Under the current set-up, he said employees may need to pursue a formal complaint, file a lawsuit or consult with a counselor or psychologist to change what he called a “bully culture that has arisen in parts of the UI.”

In addition to the low rate of resolution, the data shows:

– The office made a “low” effort in more than two-thirds of the cases. Moore said that may be because the office simply listened to concerns and helped workers decide on a course of action or that visitors decided to resolve their concerns independently by quitting or transferring jobs, for instance. In complex cases, the office may expend low effort if it is only one of several university offices working the problem, he added.

– The office made a “high” effort in a single case, which ended by arranging a meeting with a department executive officer.
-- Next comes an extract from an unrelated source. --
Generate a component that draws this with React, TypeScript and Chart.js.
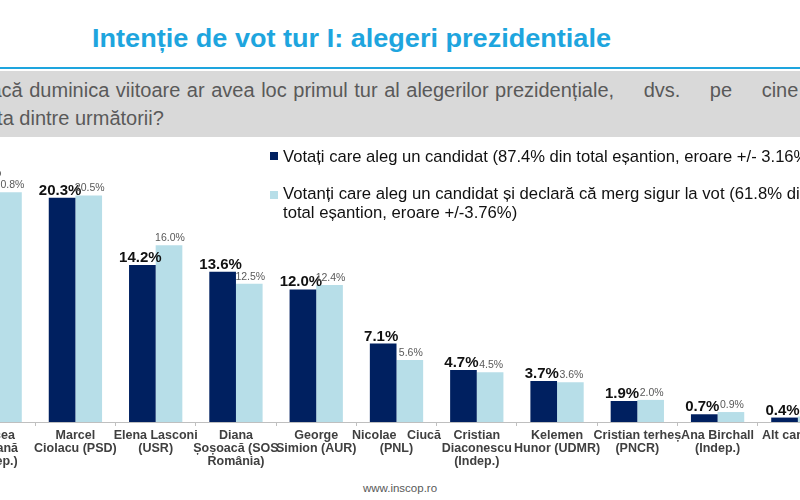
import React, { useEffect, useLayoutEffect, useRef } from "react";
import { Chart, registerables } from "chart.js";

Chart.register(...registerables);

const candidateLabels: string[][] = [
  ["Mircea", "Geoană", "(Indep.)"],
  ["Marcel", "Ciolacu (PSD)"],
  ["Elena Lasconi", "(USR)"],
  ["Diana", "Șoșoacă (SOS", "România)"],
  ["George", "Simion (AUR)"],
  ["Nicolae   Ciucă", "(PNL)"],
  ["Cristian", "Diaconescu", "(Indep.)"],
  ["Kelemen", "Hunor (UDMR)"],
  ["Cristian terheș", "(PNCR)"],
  ["Ana Birchall", "(Indep.)"],
  ["Alt candidat"],
];

const allVoters: number[] = [21.9, 20.3, 14.2, 13.6, 12.0, 7.1, 4.7, 3.7, 1.9, 0.7, 0.4];
const sureVoters: number[] = [20.8, 20.5, 16.0, 12.5, 12.4, 5.6, 4.5, 3.6, 2.0, 0.9, 0.5];

const seriesNames: string[] = [
  "Votați care aleg un candidat (87.4% din total eșantion, eroare +/- 3.16%)",
  "Votanți care aleg un candidat și declară că merg sigur la vot (61.8% din total eșantion, eroare +/-3.76%)",
];

const TITLE = "Intenție de vot tur I: alegeri prezidentiale";
const DARK = "#002060";
const LIGHT = "#B7DEE8";
const CYAN = "#1EA5DE";
const FONT = "'Liberation Sans', Arial, sans-serif";

function Fit({ text, width, style }: { text: string; width: number; style: React.CSSProperties }) {
  const ref = useRef<HTMLSpanElement>(null);
  useLayoutEffect(() => {
    const el = ref.current;
    if (!el) return;
    el.style.transform = "";
    const w = el.getBoundingClientRect().width;
    if (w > 0) el.style.transform = `scaleX(${width / w})`;
  }, [text, width]);
  return (
    <span
      ref={ref}
      style={{ ...style, display: "inline-block", whiteSpace: "nowrap", transformOrigin: "left center" }}
    >
      {text}
    </span>
  );
}

const labelPlugin = {
  id: "barLabels",
  afterDatasetsDraw(chart: any) {
    const ctx = chart.ctx;
    chart.data.datasets.forEach((ds: any, di: number) => {
      const meta = chart.getDatasetMeta(di);
      meta.data.forEach((bar: any, i: number) => {
        const v = ds.data[i] as number;
        ctx.save();
        ctx.font = di === 0 ? `bold 15px ${FONT}` : `10.5px ${FONT}`;
        ctx.fillStyle = di === 0 ? "#111111" : "#595959";
        ctx.textAlign = "center";
        ctx.textBaseline = "alphabetic";
        ctx.fillText(v.toFixed(1) + "%", bar.x - (di === 0 ? 2 : -1), bar.y - (di === 0 ? 3 : 4));
        ctx.restore();
      });
    });
  },
};

export default function App() {
  const canvasRef = useRef<HTMLCanvasElement>(null);

  useEffect(() => {
    if (!canvasRef.current) return;
    const chart = new Chart(canvasRef.current, {
      type: "bar",
      data: {
        labels: candidateLabels,
        datasets: [
          { label: seriesNames[0], data: allVoters, backgroundColor: DARK, categoryPercentage: 0.664, barPercentage: 1.0 },
          { label: seriesNames[1], data: sureVoters, backgroundColor: LIGHT, categoryPercentage: 0.664, barPercentage: 1.0 },
        ],
      },
      options: {
        responsive: false,
        maintainAspectRatio: false,
        animation: false,
        devicePixelRatio: 1,
        layout: { padding: 0 },
        plugins: { legend: { display: false }, tooltip: { enabled: false }, title: { display: false } },
        scales: {
          y: { display: false, min: 0, max: 25.52 },
          x: {
            afterFit: (scale: any) => {
              scale.height = 58;
            },
            border: { display: true, color: "#BFBFBF", width: 1 },
            grid: {
              display: true,
              drawOnChartArea: false,
              drawTicks: true,
              tickLength: 4,
              color: "#BFBFBF",
              offset: true,
            },
            ticks: {
              autoSkip: false,
              maxRotation: 0,
              minRotation: 0,
              padding: 3,
              color: "#404040",
              font: { family: FONT, size: 12.5, weight: "bold", lineHeight: 1.04 },
            },
          },
        },
      },
      plugins: [labelPlugin],
    } as any);
    return () => chart.destroy();
  }, []);

  const bandText: React.CSSProperties = {
    position: "absolute",
    left: -24,
    fontSize: 20,
    lineHeight: "20px",
    color: "#595959",
    whiteSpace: "nowrap",
  };

  return (
    <div
      style={{
        position: "absolute",
        left: 0,
        top: 0,
        width: 800,
        height: 500,
        overflow: "hidden",
        background: "#ffffff",
        fontFamily: FONT,
      }}
    >
      {/* Title */}
      <div style={{ position: "absolute", left: 92, top: 25, lineHeight: "26px" }}>
        <Fit text={TITLE} width={519} style={{ fontSize: 26, fontWeight: "bold", color: CYAN, lineHeight: "26px" }} />
      </div>
      {/* cyan rule */}
      <div style={{ position: "absolute", left: 0, top: 67, width: 800, height: 2, background: CYAN }} />
      {/* gray question band */}
      <div style={{ position: "absolute", left: 0, top: 71, width: 800, height: 66, background: "#D9D9D9" }} />
      <div style={{ ...bandText, top: 80, wordSpacing: 1 }}>
        Dacă duminica viitoare ar avea loc primul tur al alegerilor prezidențiale,
        <span style={{ wordSpacing: 24 }}> dvs. pe cine ați</span>
      </div>
      <div style={{ ...bandText, top: 108 }}>vota dintre următorii?</div>

      {/* chart */}
      <canvas
        ref={canvasRef}
        width={883}
        height={340}
        style={{ position: "absolute", left: -45, top: 140, width: 883, height: 340 }}
      />

      {/* legend */}
      <div style={{ position: "absolute", left: 270, top: 152, width: 8, height: 8, background: DARK }} />
      <div
        style={{
          position: "absolute",
          left: 283,
          top: 147,
          fontSize: 16.6,
          lineHeight: "19px",
          color: "#111111",
          whiteSpace: "nowrap",
        }}
      >
        {seriesNames[0]}
      </div>
      <div style={{ position: "absolute", left: 270, top: 191, width: 8, height: 8, background: LIGHT }} />
      <div
        style={{
          position: "absolute",
          left: 283,
          top: 185,
          fontSize: 16.7,
          lineHeight: "18.5px",
          color: "#111111",
          whiteSpace: "nowrap",
        }}
      >
        Votanți care aleg un candidat și declară că merg sigur la vot (61.8% din
        <br />
        total eșantion, eroare +/-3.76%)
      </div>

      {/* footer */}
      <div
        style={{
          position: "absolute",
          left: 0,
          top: 481,
          width: 800,
          textAlign: "center",
          fontSize: 11.5,
          lineHeight: "14px",
          color: "#595959",
        }}
      >
        www.inscop.ro
      </div>
    </div>
  );
}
– At least five of the complaints later went through a formal legal process, including a lawsuit, an appeal or a grievance.

– The office redacted the details of each complaint except one: “Significant other of UI grad student is being mobbed at work.” That complaint received a low effort by the office and the outcome was unknown.

Hosmanek filed a public records request seeking details on the office’s handling of bullying complaints in October after the office’s annual report claimed that 81 percent of its visitors left satisfied with the service they received. The report based that claim on a voluntary survey returned by 41 percent of the roughly 500 visitors to the office last year.

The report said complaints of disrespectful behavior, including bullying, have sharply increased in recent years and now involve one-quarter of the office’s cases. Against that backdrop, Hosmanek said he wanted to see the data to gauge the office’s effectiveness.

Moore claimed many visitors leave satisfied even if the office doesn’t resolve their complaints.

University records custodian Steve Parrott at first rejected Hosmanek’s data request, arguing the office’s promise of confidentiality to those who complain was crucial to its operations. “The office performs no government function, maintains no official documents, and provides mediation services. Its records are confidential and privileged and therefore not subject to open records requests,” Parrott wrote.

Hosmanek protested the response, arguing the office was subject to the public records law, served a public function, and did maintain records. Parrott acknowledged the office had records, but claimed they were exempt from disclosure because they were “confidential personnel records” under Iowa law.

After Hosmanek said he did not want names of employees or victims, only data, and threatened to seek legal remedies for an open records violation, Parrott told him there were 63 bullying complaints for that time period. The school eventually released heavily-redacted records from the office’s database showing the effort expended in each case, the outcome and whether the dispute later went to a formal grievance or legal process.

“Although the University of Iowa Office of the Ombudsperson position remains that their records are confidential and not subject to disclosure,” he wrote, “the Office was willing to share the enclosed documents to bring this matter to a close.”